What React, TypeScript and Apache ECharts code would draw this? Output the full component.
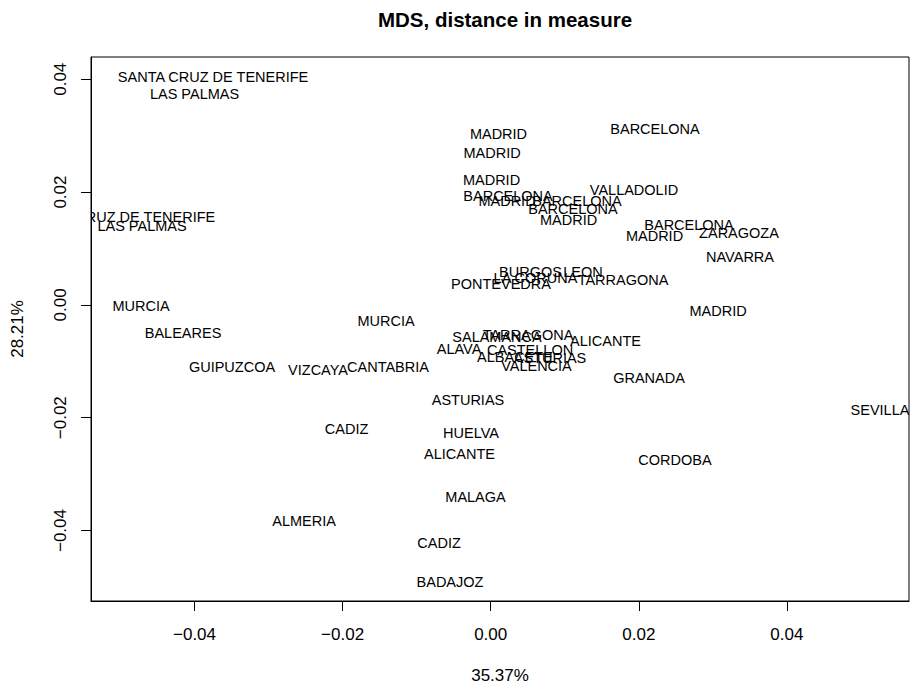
import React, { useEffect, useRef } from "react";
import * as echarts from "echarts";

const labels: string[] = [
  "SANTA CRUZ DE TENERIFE", "LAS PALMAS", "SANTA CRUZ DE TENERIFE", "LAS PALMAS",
  "MADRID", "MADRID", "MADRID", "BARCELONA", "MADRID", "BARCELONA", "BARCELONA", "MADRID",
  "VALLADOLID", "BARCELONA", "BARCELONA", "MADRID", "ZARAGOZA", "NAVARRA",
  "BURGOS", "LEON", "LA CORUNA", "PONTEVEDRA", "TARRAGONA", "MADRID",
  "SALAMANCA", "TARRAGONA", "ALICANTE", "ALAVA", "CASTELLON", "ALBACETE", "ASTURIAS", "VALENCIA",
  "GRANADA", "MURCIA", "BALEARES", "MURCIA", "GUIPUZCOA", "VIZCAYA", "CANTABRIA",
  "ASTURIAS", "CADIZ", "HUELVA", "ALICANTE", "CORDOBA", "MALAGA", "ALMERIA", "CADIZ", "BADAJOZ",
  "SEVILLA",
];

const dim1: number[] = [
  -0.0375, -0.0400, -0.05006, -0.04709,
  0.00105, 0.00018, 0.00011, 0.00234, 0.0022, 0.01165, 0.01111, 0.01051,
  0.01935, 0.02219, 0.02678, 0.02212, 0.03353, 0.03367,
  0.00537, 0.01246, 0.00605, 0.00139, 0.01787, 0.0307,
  0.00085, 0.00504, 0.0155, -0.00428, 0.00531, 0.00328, 0.00801, 0.00618,
  0.02138, -0.04722, -0.04155, -0.01414, -0.03494, -0.02332, -0.01387,
  -0.00307, -0.01947, -0.00266, -0.00421, 0.02489, -0.00205, -0.02521, -0.00698, -0.0055,
  0.05257,
];

const dim2: number[] = [
  0.04058, 0.03758, 0.01586, 0.01427,
  0.03052, 0.02716, 0.02239, 0.01957, 0.01868, 0.01868, 0.01727, 0.01533,
  0.02063, 0.0314, 0.01445, 0.0125, 0.01303, 0.00879,
  0.00615, 0.00615, 0.00509, 0.00403, 0.00473, -0.00074,
  -0.00551, -0.00516, -0.00622, -0.00763, -0.00781, -0.00904, -0.00922, -0.01063,
  -0.01275, 0.00014, -0.0048, -0.00251, -0.01081, -0.01134, -0.01081,
  -0.01664, -0.02176, -0.02246, -0.02617, -0.02723, -0.03377, -0.038, -0.04189, -0.04878,
  -0.0184,
];

const xTicks: number[] = [-0.04, -0.02, 0, 0.02, 0.04];
const yTicks: number[] = [-0.04, -0.02, 0, 0.02, 0.04];

const titleText = "MDS, distance in measure";
const xName = "35.37%";
const yName = "28.21%";

const FONT = "'Liberation Sans', Arial, Helvetica, sans-serif";

const fmt = (v: number) => (v < -1e-9 ? "\u2212" : "") + Math.abs(v).toFixed(2);

export default function App() {
  const ref = useRef<HTMLDivElement>(null);

  useEffect(() => {
    if (!ref.current) return;
    const chart = echarts.init(ref.current, undefined, { renderer: "svg" });
    const data = dim1.map((x, i) => [x, dim2[i]]);
    const axisCommon = {
      axisLine: { show: true, onZero: false, lineStyle: { color: "#000", width: 1 } },
      axisTick: { show: true, length: 10, lineStyle: { color: "#000", width: 1 } },
      splitLine: { show: false },
    };
    chart.setOption({
      animation: false,
      backgroundColor: "#fff",
      title: {
        text: titleText,
        left: 500,
        top: 4,
        textAlign: "center",
        textStyle: { fontFamily: FONT, fontWeight: "bold", fontSize: 20.5, color: "#000" },
      },
      grid: {
        left: 91,
        right: 1,
        top: 57,
        bottom: 86,
        show: true,
        borderColor: "#000",
        borderWidth: 1,
        backgroundColor: "transparent",
      },
      xAxis: {
        type: "value",
        min: -0.05398,
        max: 0.05649,
        name: xName,
        nameLocation: "middle",
        nameGap: 66,
        nameTextStyle: { fontFamily: FONT, fontSize: 17, color: "#000" },
        ...axisCommon,
        axisTick: { ...axisCommon.axisTick, customValues: xTicks },
        axisLabel: {
          customValues: xTicks,
          formatter: fmt,
          margin: 25,
          fontFamily: FONT,
          fontSize: 17,
          color: "#000",
        },
      },
      yAxis: {
        type: "value",
        min: -0.05249,
        max: 0.04394,
        name: yName,
        nameLocation: "middle",
        nameRotate: 90,
        nameGap: 65,
        nameTextStyle: { fontFamily: FONT, fontSize: 17, color: "#000" },
        ...axisCommon,
        axisTick: { ...axisCommon.axisTick, customValues: yTicks },
        axisLabel: {
          customValues: yTicks,
          formatter: fmt,
          rotate: 90,
          margin: 22,
          fontFamily: FONT,
          fontSize: 17,
          color: "#000",
        },
      },
      series: [
        {
          type: "custom",
          clip: true,
          data,
          encode: { x: 0, y: 1 },
          renderItem: (params: any, api: any) => {
            const p = api.coord([api.value(0), api.value(1)]);
            return {
              type: "text",
              x: p[0],
              y: p[1] + 1.5,
              style: {
                text: labels[params.dataIndex],
                fontFamily: FONT,
                fontSize: 14.5,
                fill: "#000",
                align: "center",
                verticalAlign: "middle",
              },
            };
          },
        },
      ],
    });
    return () => chart.dispose();
  }, []);

  return (
    <div
      ref={ref}
      style={{ position: "fixed", left: 0, top: 0, width: 910, height: 689, background: "#fff" }}
    />
  );
}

• • • •

◆ **Exercise requirements**: Reproduce every line above as written, skipping pictures.

◆ **Task output**:
What React, TypeScript and Apache ECharts code would draw this? Output the full component.
import React, { useEffect, useRef } from "react";
import * as echarts from "echarts";

const labels: string[] = [
  "SANTA CRUZ DE TENERIFE", "LAS PALMAS", "SANTA CRUZ DE TENERIFE", "LAS PALMAS",
  "MADRID", "MADRID", "MADRID", "BARCELONA", "MADRID", "BARCELONA", "BARCELONA", "MADRID",
  "VALLADOLID", "BARCELONA", "BARCELONA", "MADRID", "ZARAGOZA", "NAVARRA",
  "BURGOS", "LEON", "LA CORUNA", "PONTEVEDRA", "TARRAGONA", "MADRID",
  "SALAMANCA", "TARRAGONA", "ALICANTE", "ALAVA", "CASTELLON", "ALBACETE", "ASTURIAS", "VALENCIA",
  "GRANADA", "MURCIA", "BALEARES", "MURCIA", "GUIPUZCOA", "VIZCAYA", "CANTABRIA",
  "ASTURIAS", "CADIZ", "HUELVA", "ALICANTE", "CORDOBA", "MALAGA", "ALMERIA", "CADIZ", "BADAJOZ",
  "SEVILLA",
];

const dim1: number[] = [
  -0.0375, -0.0400, -0.05006, -0.04709,
  0.00105, 0.00018, 0.00011, 0.00234, 0.0022, 0.01165, 0.01111, 0.01051,
  0.01935, 0.02219, 0.02678, 0.02212, 0.03353, 0.03367,
  0.00537, 0.01246, 0.00605, 0.00139, 0.01787, 0.0307,
  0.00085, 0.00504, 0.0155, -0.00428, 0.00531, 0.00328, 0.00801, 0.00618,
  0.02138, -0.04722, -0.04155, -0.01414, -0.03494, -0.02332, -0.01387,
  -0.00307, -0.01947, -0.00266, -0.00421, 0.02489, -0.00205, -0.02521, -0.00698, -0.0055,
  0.05257,
];

const dim2: number[] = [
  0.04058, 0.03758, 0.01586, 0.01427,
  0.03052, 0.02716, 0.02239, 0.01957, 0.01868, 0.01868, 0.01727, 0.01533,
  0.02063, 0.0314, 0.01445, 0.0125, 0.01303, 0.00879,
  0.00615, 0.00615, 0.00509, 0.00403, 0.00473, -0.00074,
  -0.00551, -0.00516, -0.00622, -0.00763, -0.00781, -0.00904, -0.00922, -0.01063,
  -0.01275, 0.00014, -0.0048, -0.00251, -0.01081, -0.01134, -0.01081,
  -0.01664, -0.02176, -0.02246, -0.02617, -0.02723, -0.03377, -0.038, -0.04189, -0.04878,
  -0.0184,
];

const xTicks: number[] = [-0.04, -0.02, 0, 0.02, 0.04];
const yTicks: number[] = [-0.04, -0.02, 0, 0.02, 0.04];

const titleText = "MDS, distance in measure";
const xName = "35.37%";
const yName = "28.21%";

const FONT = "'Liberation Sans', Arial, Helvetica, sans-serif";

const fmt = (v: number) => (v < -1e-9 ? "\u2212" : "") + Math.abs(v).toFixed(2);

export default function App() {
  const ref = useRef<HTMLDivElement>(null);

  useEffect(() => {
    if (!ref.current) return;
    const chart = echarts.init(ref.current, undefined, { renderer: "svg" });
    const data = dim1.map((x, i) => [x, dim2[i]]);
    const axisCommon = {
      axisLine: { show: true, onZero: false, lineStyle: { color: "#000", width: 1 } },
      axisTick: { show: true, length: 10, lineStyle: { color: "#000", width: 1 } },
      splitLine: { show: false },
    };
    chart.setOption({
      animation: false,
      backgroundColor: "#fff",
      title: {
        text: titleText,
        left: 500,
        top: 4,
        textAlign: "center",
        textStyle: { fontFamily: FONT, fontWeight: "bold", fontSize: 20.5, color: "#000" },
      },
      grid: {
        left: 91,
        right: 1,
        top: 57,
        bottom: 86,
        show: true,
        borderColor: "#000",
        borderWidth: 1,
        backgroundColor: "transparent",
      },
      xAxis: {
        type: "value",
        min: -0.05398,
        max: 0.05649,
        name: xName,
        nameLocation: "middle",
        nameGap: 66,
        nameTextStyle: { fontFamily: FONT, fontSize: 17, color: "#000" },
        ...axisCommon,
        axisTick: { ...axisCommon.axisTick, customValues: xTicks },
        axisLabel: {
          customValues: xTicks,
          formatter: fmt,
          margin: 25,
          fontFamily: FONT,
          fontSize: 17,
          color: "#000",
        },
      },
      yAxis: {
        type: "value",
        min: -0.05249,
        max: 0.04394,
        name: yName,
        nameLocation: "middle",
        nameRotate: 90,
        nameGap: 65,
        nameTextStyle: { fontFamily: FONT, fontSize: 17, color: "#000" },
        ...axisCommon,
        axisTick: { ...axisCommon.axisTick, customValues: yTicks },
        axisLabel: {
          customValues: yTicks,
          formatter: fmt,
          rotate: 90,
          margin: 22,
          fontFamily: FONT,
          fontSize: 17,
          color: "#000",
        },
      },
      series: [
        {
          type: "custom",
          clip: true,
          data,
          encode: { x: 0, y: 1 },
          renderItem: (params: any, api: any) => {
            const p = api.coord([api.value(0), api.value(1)]);
            return {
              type: "text",
              x: p[0],
              y: p[1] + 1.5,
              style: {
                text: labels[params.dataIndex],
                fontFamily: FONT,
                fontSize: 14.5,
                fill: "#000",
                align: "center",
                verticalAlign: "middle",
              },
            };
          },
        },
      ],
    });
    return () => chart.dispose();
  }, []);

  return (
    <div
      ref={ref}
      style={{ position: "fixed", left: 0, top: 0, width: 910, height: 689, background: "#fff" }}
    />
  );
}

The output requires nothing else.